» Written exercise: Write out each line of the listing as it stands, without the images.

» Source excerpt:
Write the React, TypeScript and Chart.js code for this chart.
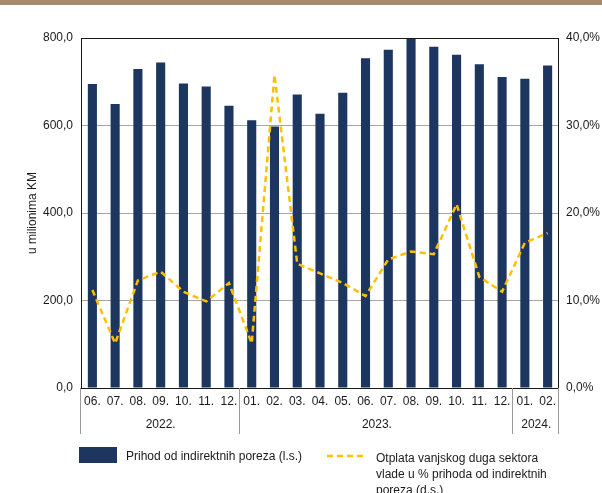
import React, { useEffect, useRef } from "react";
import { Chart, registerables } from "chart.js";

Chart.register(...registerables);

const months = ["06.", "07.", "08.", "09.", "10.", "11.", "12.", "01.", "02.", "03.", "04.", "05.", "06.", "07.", "08.", "09.", "10.", "11.", "12.", "01.", "02."];
const yearLabels = ["2022.", "2023.", "2024."];
const yearCounts = [7, 12, 2];
const incomeValues = [695, 649, 729, 744, 696, 689, 645, 612, 598, 671, 627, 675, 754, 773, 800, 780, 762, 740, 711, 707, 737];
const debtShare = [11.2, 5.1, 12.3, 13.3, 11.0, 9.9, 12.0, 5.1, 35.8, 14.2, 13.1, 12.0, 10.5, 14.7, 15.6, 15.3, 21.0, 12.7, 11.0, 16.6, 17.7];
const leftTicks = [0, 200, 400, 600, 800];
const rightTicks = [0, 10, 20, 30, 40];
const barLegend = "Prihod od indirektnih poreza (l.s.)";
const lineLegend = ["Otplata vanjskog duga sektora", "vlade u % prihoda od indirektnih", "poreza (d.s.)"];
const yTitle = "u milionima KM";

const FONT = "'Liberation Sans', Arial, sans-serif";
const BAR_COLOR = "#1c365f";
const LINE_COLOR = "#ffc000";
const TEXT_COLOR = "#1a1a1a";

export default function App() {
  const ref = useRef<HTMLCanvasElement | null>(null);

  useEffect(() => {
    document.body.style.margin = "0";
    const canvas = ref.current;
    if (!canvas) return;

    const decor = {
      id: "decor",
      afterDraw(chart: any) {
        const ctx = chart.ctx;
        const ca = chart.chartArea;
        const x = chart.scales.x;
        ctx.save();
        // top band
        ctx.fillStyle = "#a68a6c";
        ctx.fillRect(0, 0, 602, 5);
        // frame
        ctx.strokeStyle = "#1a1a1a";
        ctx.lineWidth = 1;
        ctx.strokeRect(Math.round(ca.left) + 0.5, Math.round(ca.top) + 0.5, Math.round(ca.right - ca.left) - 1, Math.round(ca.bottom - ca.top));
        // separators and year labels
        ctx.strokeStyle = "#9a9a9a";
        ctx.fillStyle = TEXT_COLOR;
        ctx.font = `12px ${FONT}`;
        ctx.textAlign = "center";
        ctx.textBaseline = "middle";
        let start = 0;
        const edges: number[] = [ca.left];
        yearCounts.forEach((cnt, gi) => {
          const end = start + cnt - 1;
          const x0 = x.getPixelForValue(start);
          const x1 = x.getPixelForValue(end);
          ctx.fillText(yearLabels[gi], (x0 + x1) / 2, 425);
          const edge = end < months.length - 1 ? (x.getPixelForValue(end) + x.getPixelForValue(end + 1)) / 2 : ca.right;
          edges.push(edge);
          start += cnt;
        });
        edges.forEach((e) => {
          const xx = Math.round(e) - 0.5;
          ctx.beginPath();
          ctx.moveTo(xx, ca.bottom);
          ctx.lineTo(xx, 434);
          ctx.stroke();
        });
        // y title
        ctx.save();
        ctx.translate(33, 213);
        ctx.rotate(-Math.PI / 2);
        ctx.fillText(yTitle, 0, 0);
        ctx.restore();
        // legend
        ctx.textAlign = "left";
        ctx.fillStyle = BAR_COLOR;
        ctx.fillRect(79, 447, 38, 16);
        ctx.fillStyle = TEXT_COLOR;
        ctx.fillText(barLegend, 126, 457);
        ctx.strokeStyle = LINE_COLOR;
        ctx.lineWidth = 2.5;
        ctx.setLineDash([6, 4]);
        ctx.beginPath();
        ctx.moveTo(327, 456);
        ctx.lineTo(366, 456);
        ctx.stroke();
        ctx.setLineDash([]);
        lineLegend.forEach((t, i) => ctx.fillText(t, 376, 459 + i * 16));
        ctx.restore();
      },
    };

    const chart = new Chart(canvas, {
      type: "bar",
      data: {
        labels: months,
        datasets: [
          {
            type: "line",
            label: lineLegend.join(" "),
            data: debtShare,
            yAxisID: "y1",
            borderColor: LINE_COLOR,
            borderWidth: 2.5,
            borderDash: [6, 4],
            pointRadius: 0,
            tension: 0,
            fill: false,
            order: 0,
          } as any,
          {
            type: "bar",
            label: barLegend,
            data: incomeValues,
            yAxisID: "y",
            backgroundColor: BAR_COLOR,
            barPercentage: 0.4,
            categoryPercentage: 1.0,
            order: 1,
          },
        ],
      },
      options: {
        responsive: false,
        animation: false,
        layout: { padding: { top: 38, left: 0, right: 0, bottom: 0 } },
        plugins: { legend: { display: false }, tooltip: { enabled: false } },
        scales: {
          x: {
            grid: { display: false, drawTicks: false },
            border: { display: false },
            ticks: { padding: 6, color: TEXT_COLOR, font: { family: FONT, size: 12 }, maxRotation: 0, autoSkip: false },
            afterFit: (s: any) => { s.height = 105; },
          },
          y: {
            position: "left",
            min: 0,
            max: 800,
            afterBuildTicks: (s: any) => { s.ticks = leftTicks.map((v) => ({ value: v })); },
            ticks: { padding: 8, color: TEXT_COLOR, font: { family: FONT, size: 12 }, callback: (v: any) => Number(v).toFixed(1).replace(".", ",") },
            grid: { color: "#a6a6a6", drawTicks: false },
            border: { display: false },
            afterFit: (s: any) => { s.width = 81; },
          },
          y1: {
            position: "right",
            min: 0,
            max: 40,
            afterBuildTicks: (s: any) => { s.ticks = rightTicks.map((v) => ({ value: v })); },
            ticks: { padding: 7, color: TEXT_COLOR, font: { family: FONT, size: 12 }, callback: (v: any) => Number(v).toFixed(1).replace(".", ",") + "%" },
            grid: { display: false, drawTicks: false },
            border: { display: false },
            afterFit: (s: any) => { s.width = 43; },
          },
        },
      },
      plugins: [decor],
    });
    return () => chart.destroy();
  }, []);

  return (
    <div style={{ position: "fixed", left: 0, top: 0, width: 602, height: 493, background: "#fff" }}>
      <canvas ref={ref} width={602} height={493} style={{ width: 602, height: 493, display: "block" }} />
    </div>
  );
}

» Full answer:
Write the React, TypeScript and Chart.js code for this chart.
import React, { useEffect, useRef } from "react";
import { Chart, registerables } from "chart.js";

Chart.register(...registerables);

const months = ["06.", "07.", "08.", "09.", "10.", "11.", "12.", "01.", "02.", "03.", "04.", "05.", "06.", "07.", "08.", "09.", "10.", "11.", "12.", "01.", "02."];
const yearLabels = ["2022.", "2023.", "2024."];
const yearCounts = [7, 12, 2];
const incomeValues = [695, 649, 729, 744, 696, 689, 645, 612, 598, 671, 627, 675, 754, 773, 800, 780, 762, 740, 711, 707, 737];
const debtShare = [11.2, 5.1, 12.3, 13.3, 11.0, 9.9, 12.0, 5.1, 35.8, 14.2, 13.1, 12.0, 10.5, 14.7, 15.6, 15.3, 21.0, 12.7, 11.0, 16.6, 17.7];
const leftTicks = [0, 200, 400, 600, 800];
const rightTicks = [0, 10, 20, 30, 40];
const barLegend = "Prihod od indirektnih poreza (l.s.)";
const lineLegend = ["Otplata vanjskog duga sektora", "vlade u % prihoda od indirektnih", "poreza (d.s.)"];
const yTitle = "u milionima KM";

const FONT = "'Liberation Sans', Arial, sans-serif";
const BAR_COLOR = "#1c365f";
const LINE_COLOR = "#ffc000";
const TEXT_COLOR = "#1a1a1a";

export default function App() {
  const ref = useRef<HTMLCanvasElement | null>(null);

  useEffect(() => {
    document.body.style.margin = "0";
    const canvas = ref.current;
    if (!canvas) return;

    const decor = {
      id: "decor",
      afterDraw(chart: any) {
        const ctx = chart.ctx;
        const ca = chart.chartArea;
        const x = chart.scales.x;
        ctx.save();
        // top band
        ctx.fillStyle = "#a68a6c";
        ctx.fillRect(0, 0, 602, 5);
        // frame
        ctx.strokeStyle = "#1a1a1a";
        ctx.lineWidth = 1;
        ctx.strokeRect(Math.round(ca.left) + 0.5, Math.round(ca.top) + 0.5, Math.round(ca.right - ca.left) - 1, Math.round(ca.bottom - ca.top));
        // separators and year labels
        ctx.strokeStyle = "#9a9a9a";
        ctx.fillStyle = TEXT_COLOR;
        ctx.font = `12px ${FONT}`;
        ctx.textAlign = "center";
        ctx.textBaseline = "middle";
        let start = 0;
        const edges: number[] = [ca.left];
        yearCounts.forEach((cnt, gi) => {
          const end = start + cnt - 1;
          const x0 = x.getPixelForValue(start);
          const x1 = x.getPixelForValue(end);
          ctx.fillText(yearLabels[gi], (x0 + x1) / 2, 425);
          const edge = end < months.length - 1 ? (x.getPixelForValue(end) + x.getPixelForValue(end + 1)) / 2 : ca.right;
          edges.push(edge);
          start += cnt;
        });
        edges.forEach((e) => {
          const xx = Math.round(e) - 0.5;
          ctx.beginPath();
          ctx.moveTo(xx, ca.bottom);
          ctx.lineTo(xx, 434);
          ctx.stroke();
        });
        // y title
        ctx.save();
        ctx.translate(33, 213);
        ctx.rotate(-Math.PI / 2);
        ctx.fillText(yTitle, 0, 0);
        ctx.restore();
        // legend
        ctx.textAlign = "left";
        ctx.fillStyle = BAR_COLOR;
        ctx.fillRect(79, 447, 38, 16);
        ctx.fillStyle = TEXT_COLOR;
        ctx.fillText(barLegend, 126, 457);
        ctx.strokeStyle = LINE_COLOR;
        ctx.lineWidth = 2.5;
        ctx.setLineDash([6, 4]);
        ctx.beginPath();
        ctx.moveTo(327, 456);
        ctx.lineTo(366, 456);
        ctx.stroke();
        ctx.setLineDash([]);
        lineLegend.forEach((t, i) => ctx.fillText(t, 376, 459 + i * 16));
        ctx.restore();
      },
    };

    const chart = new Chart(canvas, {
      type: "bar",
      data: {
        labels: months,
        datasets: [
          {
            type: "line",
            label: lineLegend.join(" "),
            data: debtShare,
            yAxisID: "y1",
            borderColor: LINE_COLOR,
            borderWidth: 2.5,
            borderDash: [6, 4],
            pointRadius: 0,
            tension: 0,
            fill: false,
            order: 0,
          } as any,
          {
            type: "bar",
            label: barLegend,
            data: incomeValues,
            yAxisID: "y",
            backgroundColor: BAR_COLOR,
            barPercentage: 0.4,
            categoryPercentage: 1.0,
            order: 1,
          },
        ],
      },
      options: {
        responsive: false,
        animation: false,
        layout: { padding: { top: 38, left: 0, right: 0, bottom: 0 } },
        plugins: { legend: { display: false }, tooltip: { enabled: false } },
        scales: {
          x: {
            grid: { display: false, drawTicks: false },
            border: { display: false },
            ticks: { padding: 6, color: TEXT_COLOR, font: { family: FONT, size: 12 }, maxRotation: 0, autoSkip: false },
            afterFit: (s: any) => { s.height = 105; },
          },
          y: {
            position: "left",
            min: 0,
            max: 800,
            afterBuildTicks: (s: any) => { s.ticks = leftTicks.map((v) => ({ value: v })); },
            ticks: { padding: 8, color: TEXT_COLOR, font: { family: FONT, size: 12 }, callback: (v: any) => Number(v).toFixed(1).replace(".", ",") },
            grid: { color: "#a6a6a6", drawTicks: false },
            border: { display: false },
            afterFit: (s: any) => { s.width = 81; },
          },
          y1: {
            position: "right",
            min: 0,
            max: 40,
            afterBuildTicks: (s: any) => { s.ticks = rightTicks.map((v) => ({ value: v })); },
            ticks: { padding: 7, color: TEXT_COLOR, font: { family: FONT, size: 12 }, callback: (v: any) => Number(v).toFixed(1).replace(".", ",") + "%" },
            grid: { display: false, drawTicks: false },
            border: { display: false },
            afterFit: (s: any) => { s.width = 43; },
          },
        },
      },
      plugins: [decor],
    });
    return () => chart.destroy();
  }, []);

  return (
    <div style={{ position: "fixed", left: 0, top: 0, width: 602, height: 493, background: "#fff" }}>
      <canvas ref={ref} width={602} height={493} style={{ width: 602, height: 493, display: "block" }} />
    </div>
  );
}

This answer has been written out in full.